### AIM
Which lines include the word "this"? Copy each of them.

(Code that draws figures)
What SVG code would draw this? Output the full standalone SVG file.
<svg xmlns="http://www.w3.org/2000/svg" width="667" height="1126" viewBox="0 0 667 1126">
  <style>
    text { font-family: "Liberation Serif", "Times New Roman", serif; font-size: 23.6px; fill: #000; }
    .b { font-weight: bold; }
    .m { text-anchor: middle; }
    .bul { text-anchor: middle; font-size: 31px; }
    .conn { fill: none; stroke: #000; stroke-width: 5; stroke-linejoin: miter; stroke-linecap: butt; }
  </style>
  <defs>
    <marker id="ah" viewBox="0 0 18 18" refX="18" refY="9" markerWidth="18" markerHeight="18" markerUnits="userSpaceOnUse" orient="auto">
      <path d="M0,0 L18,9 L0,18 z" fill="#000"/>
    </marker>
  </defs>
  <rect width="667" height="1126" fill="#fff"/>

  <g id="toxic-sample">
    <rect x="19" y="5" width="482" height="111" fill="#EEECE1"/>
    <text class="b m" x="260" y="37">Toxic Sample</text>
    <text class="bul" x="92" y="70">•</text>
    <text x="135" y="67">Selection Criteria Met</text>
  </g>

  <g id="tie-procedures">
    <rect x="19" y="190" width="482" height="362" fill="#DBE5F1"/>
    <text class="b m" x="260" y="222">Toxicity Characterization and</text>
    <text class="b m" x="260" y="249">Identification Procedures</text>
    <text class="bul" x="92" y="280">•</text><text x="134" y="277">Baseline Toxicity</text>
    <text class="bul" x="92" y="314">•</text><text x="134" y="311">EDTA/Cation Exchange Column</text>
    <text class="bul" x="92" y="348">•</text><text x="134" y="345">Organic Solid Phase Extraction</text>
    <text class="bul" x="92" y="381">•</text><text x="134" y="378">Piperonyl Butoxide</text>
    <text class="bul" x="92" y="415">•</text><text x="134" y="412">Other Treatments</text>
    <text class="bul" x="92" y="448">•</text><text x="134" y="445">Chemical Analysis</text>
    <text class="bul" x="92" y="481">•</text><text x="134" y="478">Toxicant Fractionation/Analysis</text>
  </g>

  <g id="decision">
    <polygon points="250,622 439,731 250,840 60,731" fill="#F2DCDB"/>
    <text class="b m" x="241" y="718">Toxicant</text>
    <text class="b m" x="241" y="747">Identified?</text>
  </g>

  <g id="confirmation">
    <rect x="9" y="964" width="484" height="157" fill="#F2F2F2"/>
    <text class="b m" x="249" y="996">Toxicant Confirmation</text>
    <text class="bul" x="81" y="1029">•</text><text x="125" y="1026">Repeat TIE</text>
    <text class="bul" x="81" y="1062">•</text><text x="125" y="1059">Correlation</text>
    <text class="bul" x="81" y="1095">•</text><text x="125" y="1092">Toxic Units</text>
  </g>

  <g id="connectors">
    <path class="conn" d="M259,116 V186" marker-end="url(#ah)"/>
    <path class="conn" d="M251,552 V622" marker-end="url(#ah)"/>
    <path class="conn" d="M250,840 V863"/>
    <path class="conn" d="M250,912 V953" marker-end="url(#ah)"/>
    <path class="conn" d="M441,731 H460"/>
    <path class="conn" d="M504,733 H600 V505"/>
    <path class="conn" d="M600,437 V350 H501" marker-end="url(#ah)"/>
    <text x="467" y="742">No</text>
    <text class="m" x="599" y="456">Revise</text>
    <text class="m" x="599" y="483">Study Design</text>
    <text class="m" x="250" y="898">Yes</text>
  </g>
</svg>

* * *

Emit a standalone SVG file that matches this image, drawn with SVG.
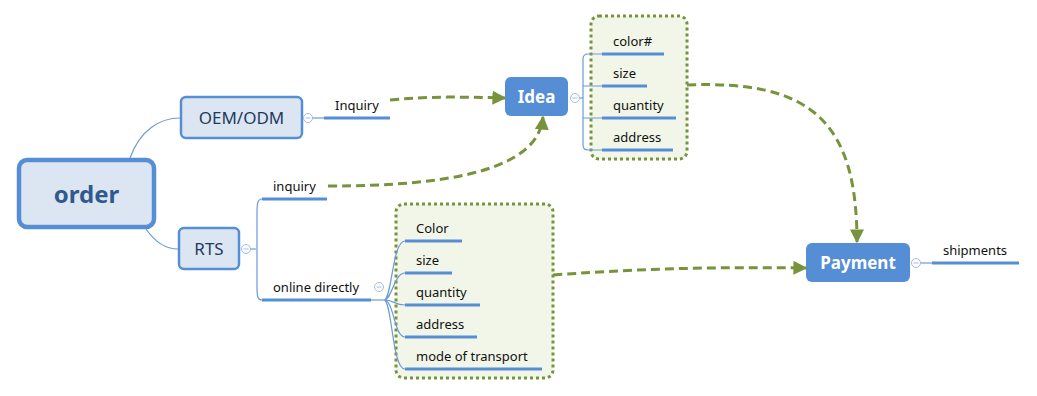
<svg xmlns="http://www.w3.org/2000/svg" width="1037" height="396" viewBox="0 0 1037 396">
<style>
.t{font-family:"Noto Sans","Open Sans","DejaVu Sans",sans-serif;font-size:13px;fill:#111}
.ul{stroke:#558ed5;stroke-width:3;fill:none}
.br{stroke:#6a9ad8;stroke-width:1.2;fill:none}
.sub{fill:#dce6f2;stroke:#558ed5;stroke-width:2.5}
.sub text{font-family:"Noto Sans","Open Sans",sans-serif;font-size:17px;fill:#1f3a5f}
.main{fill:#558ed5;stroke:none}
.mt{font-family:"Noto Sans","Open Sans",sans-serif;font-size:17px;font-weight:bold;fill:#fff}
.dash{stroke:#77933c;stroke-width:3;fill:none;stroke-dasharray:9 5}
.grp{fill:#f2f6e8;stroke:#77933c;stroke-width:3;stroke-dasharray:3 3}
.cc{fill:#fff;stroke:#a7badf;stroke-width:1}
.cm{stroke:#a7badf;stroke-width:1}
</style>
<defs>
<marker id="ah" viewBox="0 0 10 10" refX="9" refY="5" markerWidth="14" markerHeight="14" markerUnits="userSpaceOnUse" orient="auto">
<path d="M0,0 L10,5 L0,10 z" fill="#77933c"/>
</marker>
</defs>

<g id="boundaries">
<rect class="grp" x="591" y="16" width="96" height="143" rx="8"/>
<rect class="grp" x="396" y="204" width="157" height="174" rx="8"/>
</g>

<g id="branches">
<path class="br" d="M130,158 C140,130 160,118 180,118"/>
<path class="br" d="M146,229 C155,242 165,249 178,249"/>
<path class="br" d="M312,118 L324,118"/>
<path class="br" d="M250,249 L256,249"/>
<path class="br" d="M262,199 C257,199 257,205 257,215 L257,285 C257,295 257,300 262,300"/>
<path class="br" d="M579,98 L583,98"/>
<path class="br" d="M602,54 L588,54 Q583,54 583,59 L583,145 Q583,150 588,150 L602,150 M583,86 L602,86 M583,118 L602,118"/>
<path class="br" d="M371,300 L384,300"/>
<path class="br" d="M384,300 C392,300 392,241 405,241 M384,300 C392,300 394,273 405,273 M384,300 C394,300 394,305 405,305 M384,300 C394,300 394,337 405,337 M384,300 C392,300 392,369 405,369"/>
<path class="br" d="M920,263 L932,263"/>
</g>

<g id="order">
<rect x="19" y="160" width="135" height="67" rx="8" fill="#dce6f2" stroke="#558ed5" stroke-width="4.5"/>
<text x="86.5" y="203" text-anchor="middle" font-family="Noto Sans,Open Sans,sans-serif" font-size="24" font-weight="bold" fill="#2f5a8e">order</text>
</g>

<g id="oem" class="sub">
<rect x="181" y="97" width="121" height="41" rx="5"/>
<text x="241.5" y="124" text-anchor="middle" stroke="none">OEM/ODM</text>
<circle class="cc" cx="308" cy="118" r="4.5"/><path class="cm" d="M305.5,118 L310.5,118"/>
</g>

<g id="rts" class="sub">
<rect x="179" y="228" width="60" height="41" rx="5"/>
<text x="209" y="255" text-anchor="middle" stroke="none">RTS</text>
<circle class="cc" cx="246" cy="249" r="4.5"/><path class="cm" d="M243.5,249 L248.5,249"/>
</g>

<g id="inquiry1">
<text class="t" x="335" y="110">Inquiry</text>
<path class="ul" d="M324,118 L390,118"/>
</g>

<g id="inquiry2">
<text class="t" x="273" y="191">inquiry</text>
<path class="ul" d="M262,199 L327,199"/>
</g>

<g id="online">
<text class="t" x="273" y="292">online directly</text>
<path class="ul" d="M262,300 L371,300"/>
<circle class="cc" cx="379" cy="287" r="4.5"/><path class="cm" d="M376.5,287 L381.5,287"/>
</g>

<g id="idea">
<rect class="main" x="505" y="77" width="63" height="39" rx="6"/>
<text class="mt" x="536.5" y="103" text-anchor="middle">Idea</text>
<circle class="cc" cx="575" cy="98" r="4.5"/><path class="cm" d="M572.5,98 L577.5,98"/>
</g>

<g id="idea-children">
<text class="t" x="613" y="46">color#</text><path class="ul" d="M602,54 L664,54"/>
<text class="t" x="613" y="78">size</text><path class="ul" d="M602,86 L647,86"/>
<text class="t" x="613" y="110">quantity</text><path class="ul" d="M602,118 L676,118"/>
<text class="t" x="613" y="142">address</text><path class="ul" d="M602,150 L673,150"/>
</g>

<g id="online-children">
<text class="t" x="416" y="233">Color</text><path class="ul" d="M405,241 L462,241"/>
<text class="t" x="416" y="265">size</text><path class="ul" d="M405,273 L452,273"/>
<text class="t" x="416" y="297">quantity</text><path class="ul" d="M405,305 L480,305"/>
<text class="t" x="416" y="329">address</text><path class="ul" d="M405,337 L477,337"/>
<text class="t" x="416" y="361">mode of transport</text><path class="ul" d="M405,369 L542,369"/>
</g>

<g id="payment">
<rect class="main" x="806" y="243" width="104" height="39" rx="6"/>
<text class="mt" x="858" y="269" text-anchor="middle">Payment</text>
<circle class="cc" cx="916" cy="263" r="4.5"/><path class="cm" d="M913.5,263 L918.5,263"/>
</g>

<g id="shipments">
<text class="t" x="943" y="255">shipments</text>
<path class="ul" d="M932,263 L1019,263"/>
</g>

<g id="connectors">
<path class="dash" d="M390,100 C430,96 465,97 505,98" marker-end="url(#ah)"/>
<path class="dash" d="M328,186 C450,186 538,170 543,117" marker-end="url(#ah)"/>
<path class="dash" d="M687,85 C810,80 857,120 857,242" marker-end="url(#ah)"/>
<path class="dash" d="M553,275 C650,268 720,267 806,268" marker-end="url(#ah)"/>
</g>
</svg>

### SOLUTION TO THE PROBLEM
What SVG code would draw this? Output the full standalone SVG file.
Emit a standalone SVG file that matches this image, drawn with SVG.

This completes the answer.